The emergence of freshman Kennedy Brooks (last four games: 546 yards, 7.7 per carry) and tight end Grant Calcaterra (four touchdown receptions in the last three games) meant Murray didn’t have to lean as heavily on “Hollywood” Brown and CeeDee Lamb. If there’s a matchup advantage, Murray will find it.

3. The Irish can limit Clemson, but can they break loose themselves?

Clemson holds most of the advantages, but the most important could lean in Notre Dame’s favor: big-play prevention.

Trevor Lawrence hasn’t really looked much like a freshman quarterback this season, but in the biggest game of his life, Notre Dame could force him to play steady ball. The Irish gave up only 12 gains of 30-plus yards all season and rank in the top five of most of my advanced explosiveness categories.

Mind you, Clemson’s offense is plenty explosive. Backs Travis Etienne, Lyn-J Dixon, and Adam Choice have combined to average a staggering 8.4 yards per carry, and the receiving corps is overloaded with downfield weapons. But if the Irish can force Lawrence to simply make a lot of plays and remain patient, the moment might catch up to him at some point.

Of course, forcing a freshman QB to make plays only really matters if you don’t get trampled in the trenches. Clemson holds a marginal advantage in the ground game on offense and a massive one on defense (though a suspension for Clemson DL Dexter Lawrence would change things at least somewhat).

A full-strength Tigers defense would hold that advantage on everyone, and while the Irish ground game ticked up when Dexter Williams (941 yards, 6.6 per carry, in eight games) returned from suspension, Williams is all-or-nothing.

Williams’ efficiency levels aren’t any higher than those of backup Notre Dame RBs Tony Jones Jr. and Jafar Armstrong, and his gaudy per-carry averages are bolstered by nine runs of 20-plus yards, including a 97-yarder. His average drops by 0.6 yards per carry if you remove that one jaunt. Maybe he can rip off a 97-yarder against Clemson, but that seems like a difficult thing to count on.

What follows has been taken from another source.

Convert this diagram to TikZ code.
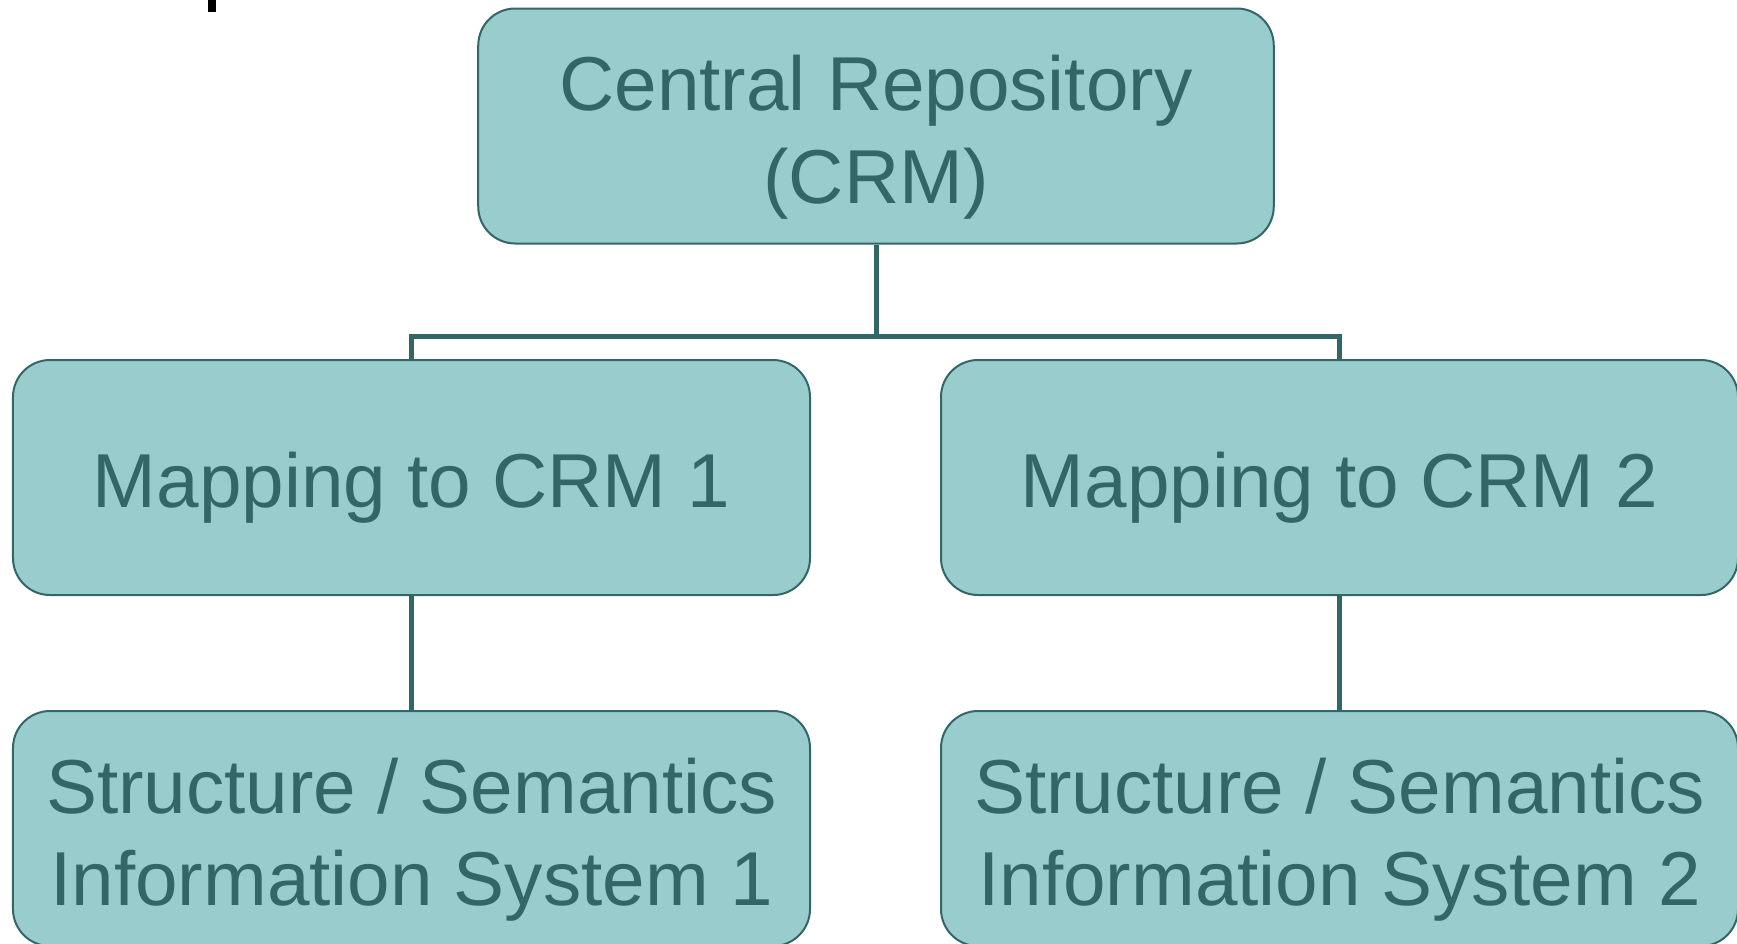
\documentclass[tikz,border=0pt]{standalone}
\usepackage{fontspec}
\setmainfont{Liberation Sans}
\definecolor{boxfill}{HTML}{99CCCC}
\definecolor{boxline}{HTML}{336666}
\tikzset{
  crmbox/.style={draw=boxline,fill=boxfill,line width=0.4mm,rounded corners=7.4mm,
    minimum width=159.4mm,minimum height=47mm,inner sep=0pt,align=center,
    text=boxline,font=\fontsize{43.5pt}{52.5pt}\selectfont},
  twoline/.style={text height=30.8mm,text depth=0pt},
  oneline/.style={text height=11.8mm,text depth=0pt},
  link/.style={draw=boxline,line width=1mm}
}
\begin{document}
\begin{tikzpicture}[x=0.2mm,y=-0.2mm]
% 1737 x 943 px, one px = 0.2mm
\useasboundingbox (0,0) rectangle (1737,943);
\fill[black] (208,0) rectangle (215.5,12);
\node[crmbox,twoline,minimum width=159.1mm] (crm) at (876,126) {Central Repository\\(CRM)};
\node[crmbox,oneline] (map1) at (411.5,477.5) {Mapping to CRM 1};
\node[crmbox,oneline] (map2) at (1339.5,477.5) {Mapping to CRM 2};
\node[crmbox,twoline] (sys1) at (411.5,828.5) {Structure / Semantics\\Information System 1};
\node[crmbox,twoline] (sys2) at (1339.5,828.5) {Structure / Semantics\\Information System 2};
\coordinate (bar) at (876,336);
\draw[link] (crm.south) -- (bar);
\draw[link] (map1.north) |- (bar) -| (map2.north);
\draw[link] (map1.south) -- (sys1.north);
\draw[link] (map2.south) -- (sys2.north);
\end{tikzpicture}
\end{document}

Notre Dame’s biggest strength: it isn’t bad at anything. Even that shaky No. 74 ranking in Rushing S&P+ on offense improves if you look only at the games with Williams on the field.

But against Clemson, you’re going to have to do something great. The most likely path to victory is one of big-play prevention and red zone stops. But you’re going to have to score, too.

4. If special teams matter, that’s probably good for the underdogs.

Both Alabama (for what feels like the 10th year in a row) and Clemson have been beset by shaky place-kicking.

Bama’s Joseph Bulovas is three of four on field goals over 40 yards, but he’s missed three kicks under 40 and ranks No. 99 in the country in PAT percentage, missing five.

Clemson’s Greg Huegel has suffered glitches, though he also improved — after missing three of his first eight attempts, he made four of his last five.

The key: neither has had to rely on kickers. Bulovas and Huegel have only been asked to attempt 25 combined field goals, less than that of 10 full teams. Clutch, high-leverage kicks haven’t really been a thing, so we don’t know how they’ll fare.

5. The numbers can only predict so much.

You don’t get to this stage by experiencing dramatic ups and downs, but OU was the most volatile team of the bunch, piecing together eight performances in the 80th percentile or higher but also four at 70 percent or lower in their last five games.

The Sooner defense ... hoo boy, has it been bad, averaging a percentile performance of 12 in that five-game stretch. The offense had to approach perfection for OU to reach the CFP. Needless to say, we probably know OU’s fatal flaw.

We know the spreads (Alabama -14 or so, Clemson -13.5), and we know the S&P+ projections (Alabama by 7.5, Clemson by 7.3).

Both Vegas and S&P+, however, have struggled to keep up with Bama and Clemson, pretty consistently projecting games closer than they turn out to be. Factoring in how each team tends to perform against projections, we get something in the neighborhood of Alabama by about 16 and Clemson by about 14. Let’s see if an underdog can overcome even bigger odds than the projections suggest.